(begin)

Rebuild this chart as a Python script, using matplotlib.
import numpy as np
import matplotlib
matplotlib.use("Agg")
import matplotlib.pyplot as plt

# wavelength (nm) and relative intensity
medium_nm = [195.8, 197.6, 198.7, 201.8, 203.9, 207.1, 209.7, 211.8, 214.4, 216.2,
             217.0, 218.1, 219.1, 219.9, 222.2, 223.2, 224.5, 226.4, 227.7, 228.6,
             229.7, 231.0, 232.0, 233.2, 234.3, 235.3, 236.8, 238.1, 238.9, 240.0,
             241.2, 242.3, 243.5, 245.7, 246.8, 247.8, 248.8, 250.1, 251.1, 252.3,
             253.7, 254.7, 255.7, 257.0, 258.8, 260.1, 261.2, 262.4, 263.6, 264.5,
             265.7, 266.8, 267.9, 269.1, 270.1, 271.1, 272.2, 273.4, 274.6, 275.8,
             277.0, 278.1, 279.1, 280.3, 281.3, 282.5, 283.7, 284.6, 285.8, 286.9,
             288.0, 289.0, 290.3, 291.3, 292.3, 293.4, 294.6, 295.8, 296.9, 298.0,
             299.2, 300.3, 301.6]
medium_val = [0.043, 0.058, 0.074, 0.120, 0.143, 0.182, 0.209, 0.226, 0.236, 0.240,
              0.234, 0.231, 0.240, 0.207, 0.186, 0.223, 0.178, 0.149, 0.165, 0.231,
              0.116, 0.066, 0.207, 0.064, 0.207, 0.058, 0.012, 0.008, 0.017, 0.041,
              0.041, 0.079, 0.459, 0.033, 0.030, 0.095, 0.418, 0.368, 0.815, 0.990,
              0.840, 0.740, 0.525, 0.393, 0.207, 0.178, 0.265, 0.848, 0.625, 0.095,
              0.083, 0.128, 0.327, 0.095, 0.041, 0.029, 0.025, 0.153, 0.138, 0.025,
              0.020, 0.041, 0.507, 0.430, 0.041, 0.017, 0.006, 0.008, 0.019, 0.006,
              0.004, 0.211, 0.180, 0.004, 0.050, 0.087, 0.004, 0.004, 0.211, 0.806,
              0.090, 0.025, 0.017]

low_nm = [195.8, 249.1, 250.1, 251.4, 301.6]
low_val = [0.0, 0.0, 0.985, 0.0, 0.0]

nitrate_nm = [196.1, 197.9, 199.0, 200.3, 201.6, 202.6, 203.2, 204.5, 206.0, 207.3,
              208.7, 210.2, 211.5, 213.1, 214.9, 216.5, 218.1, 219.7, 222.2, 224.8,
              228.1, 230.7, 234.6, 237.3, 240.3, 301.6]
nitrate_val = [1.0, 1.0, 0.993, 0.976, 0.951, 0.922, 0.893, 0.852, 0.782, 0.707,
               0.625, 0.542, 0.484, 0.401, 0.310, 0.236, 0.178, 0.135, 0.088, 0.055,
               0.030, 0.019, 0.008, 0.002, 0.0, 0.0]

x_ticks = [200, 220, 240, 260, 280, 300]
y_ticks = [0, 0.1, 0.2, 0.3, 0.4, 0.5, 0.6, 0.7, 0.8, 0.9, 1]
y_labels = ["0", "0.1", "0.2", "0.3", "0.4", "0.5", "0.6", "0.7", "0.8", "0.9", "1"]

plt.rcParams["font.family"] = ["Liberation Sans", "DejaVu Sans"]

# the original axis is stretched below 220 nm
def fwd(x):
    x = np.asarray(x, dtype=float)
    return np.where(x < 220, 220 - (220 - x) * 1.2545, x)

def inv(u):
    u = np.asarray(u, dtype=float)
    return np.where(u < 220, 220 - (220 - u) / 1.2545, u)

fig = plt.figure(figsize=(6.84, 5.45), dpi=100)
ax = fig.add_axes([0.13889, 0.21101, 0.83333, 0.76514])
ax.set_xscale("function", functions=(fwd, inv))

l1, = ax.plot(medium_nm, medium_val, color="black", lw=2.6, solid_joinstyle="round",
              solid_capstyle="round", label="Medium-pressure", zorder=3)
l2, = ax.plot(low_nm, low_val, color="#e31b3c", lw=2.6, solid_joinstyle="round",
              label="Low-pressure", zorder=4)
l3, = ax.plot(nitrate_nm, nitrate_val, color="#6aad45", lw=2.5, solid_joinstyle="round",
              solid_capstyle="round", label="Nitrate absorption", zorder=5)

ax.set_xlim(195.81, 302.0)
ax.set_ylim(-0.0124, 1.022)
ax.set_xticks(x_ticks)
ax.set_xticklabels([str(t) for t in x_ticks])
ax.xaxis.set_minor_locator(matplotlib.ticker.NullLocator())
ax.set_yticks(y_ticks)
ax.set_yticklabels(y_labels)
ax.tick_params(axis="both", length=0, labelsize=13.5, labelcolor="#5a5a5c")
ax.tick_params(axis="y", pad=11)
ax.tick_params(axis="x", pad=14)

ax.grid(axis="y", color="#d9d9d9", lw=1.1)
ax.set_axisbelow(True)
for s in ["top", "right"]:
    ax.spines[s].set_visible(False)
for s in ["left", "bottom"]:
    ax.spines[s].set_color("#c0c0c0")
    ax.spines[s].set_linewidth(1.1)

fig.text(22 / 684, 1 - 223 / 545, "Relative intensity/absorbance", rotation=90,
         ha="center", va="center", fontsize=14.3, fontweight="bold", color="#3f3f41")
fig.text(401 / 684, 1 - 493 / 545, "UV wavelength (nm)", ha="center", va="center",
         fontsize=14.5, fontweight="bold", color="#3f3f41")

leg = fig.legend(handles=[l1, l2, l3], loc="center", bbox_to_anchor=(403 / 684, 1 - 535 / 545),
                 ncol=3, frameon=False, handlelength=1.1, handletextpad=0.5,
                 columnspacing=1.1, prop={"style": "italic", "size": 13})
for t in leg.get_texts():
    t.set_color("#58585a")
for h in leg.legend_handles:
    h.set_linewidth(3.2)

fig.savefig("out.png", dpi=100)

(end)
(begin)

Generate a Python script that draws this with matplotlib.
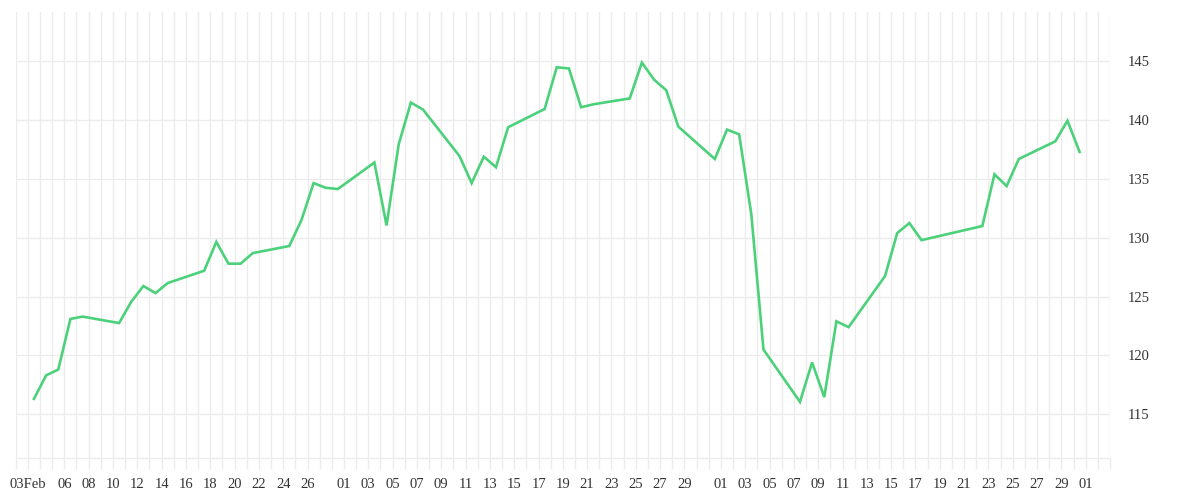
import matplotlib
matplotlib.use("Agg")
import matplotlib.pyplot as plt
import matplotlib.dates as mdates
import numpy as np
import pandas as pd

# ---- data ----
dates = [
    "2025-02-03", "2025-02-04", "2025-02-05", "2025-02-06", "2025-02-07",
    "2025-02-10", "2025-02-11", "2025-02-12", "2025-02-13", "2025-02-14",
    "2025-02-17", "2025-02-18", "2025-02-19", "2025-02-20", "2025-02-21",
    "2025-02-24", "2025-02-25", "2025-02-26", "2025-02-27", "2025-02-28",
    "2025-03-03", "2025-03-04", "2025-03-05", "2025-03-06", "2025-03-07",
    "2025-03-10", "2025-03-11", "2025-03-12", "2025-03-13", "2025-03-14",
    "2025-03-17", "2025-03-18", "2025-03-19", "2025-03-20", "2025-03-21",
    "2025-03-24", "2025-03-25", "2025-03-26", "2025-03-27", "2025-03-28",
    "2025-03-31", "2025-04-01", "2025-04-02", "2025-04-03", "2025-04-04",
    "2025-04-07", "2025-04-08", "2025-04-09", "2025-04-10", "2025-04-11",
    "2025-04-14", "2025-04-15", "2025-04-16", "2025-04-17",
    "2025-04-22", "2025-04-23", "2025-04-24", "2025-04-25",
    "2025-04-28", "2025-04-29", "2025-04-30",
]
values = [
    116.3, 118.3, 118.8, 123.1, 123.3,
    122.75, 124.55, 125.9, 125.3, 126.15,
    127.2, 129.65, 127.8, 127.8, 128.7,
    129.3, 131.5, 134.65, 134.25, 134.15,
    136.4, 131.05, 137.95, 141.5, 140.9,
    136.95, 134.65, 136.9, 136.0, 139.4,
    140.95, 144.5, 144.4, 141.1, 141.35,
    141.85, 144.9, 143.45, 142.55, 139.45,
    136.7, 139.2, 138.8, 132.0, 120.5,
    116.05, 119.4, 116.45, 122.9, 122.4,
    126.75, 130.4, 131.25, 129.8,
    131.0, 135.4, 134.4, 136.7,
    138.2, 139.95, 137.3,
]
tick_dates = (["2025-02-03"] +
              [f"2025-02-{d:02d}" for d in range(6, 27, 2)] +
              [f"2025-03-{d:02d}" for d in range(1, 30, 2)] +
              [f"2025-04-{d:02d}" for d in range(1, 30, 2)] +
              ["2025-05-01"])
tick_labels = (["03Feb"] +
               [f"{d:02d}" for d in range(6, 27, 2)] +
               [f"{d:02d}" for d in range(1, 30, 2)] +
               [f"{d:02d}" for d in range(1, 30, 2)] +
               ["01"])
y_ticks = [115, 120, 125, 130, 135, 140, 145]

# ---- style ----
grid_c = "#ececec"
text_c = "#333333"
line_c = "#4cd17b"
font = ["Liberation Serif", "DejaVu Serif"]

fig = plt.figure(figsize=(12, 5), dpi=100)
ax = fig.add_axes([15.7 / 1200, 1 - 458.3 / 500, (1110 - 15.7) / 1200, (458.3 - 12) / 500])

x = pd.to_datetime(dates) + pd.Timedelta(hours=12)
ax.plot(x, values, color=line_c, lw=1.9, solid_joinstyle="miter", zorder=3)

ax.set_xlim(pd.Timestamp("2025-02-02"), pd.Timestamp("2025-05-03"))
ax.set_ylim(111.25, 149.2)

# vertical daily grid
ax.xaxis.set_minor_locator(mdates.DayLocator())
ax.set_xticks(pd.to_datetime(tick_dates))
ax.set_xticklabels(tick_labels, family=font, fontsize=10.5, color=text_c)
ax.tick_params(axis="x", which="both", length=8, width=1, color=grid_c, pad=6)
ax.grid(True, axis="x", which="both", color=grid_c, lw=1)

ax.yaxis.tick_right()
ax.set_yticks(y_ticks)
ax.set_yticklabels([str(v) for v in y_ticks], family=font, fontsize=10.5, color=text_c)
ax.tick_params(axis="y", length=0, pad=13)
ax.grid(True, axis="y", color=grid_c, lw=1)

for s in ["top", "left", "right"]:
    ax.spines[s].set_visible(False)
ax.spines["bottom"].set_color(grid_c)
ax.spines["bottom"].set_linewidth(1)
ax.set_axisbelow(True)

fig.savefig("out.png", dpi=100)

(end)

### Work instructions
Using the listing above, repeat word for word each line from the one with "Generate a Python" down to the one with "import pandas as pd", both included. Omit all pictures.

### The solution
Generate a Python script that draws this with matplotlib.
import matplotlib
matplotlib.use("Agg")
import matplotlib.pyplot as plt
import matplotlib.dates as mdates
import numpy as np
import pandas as pd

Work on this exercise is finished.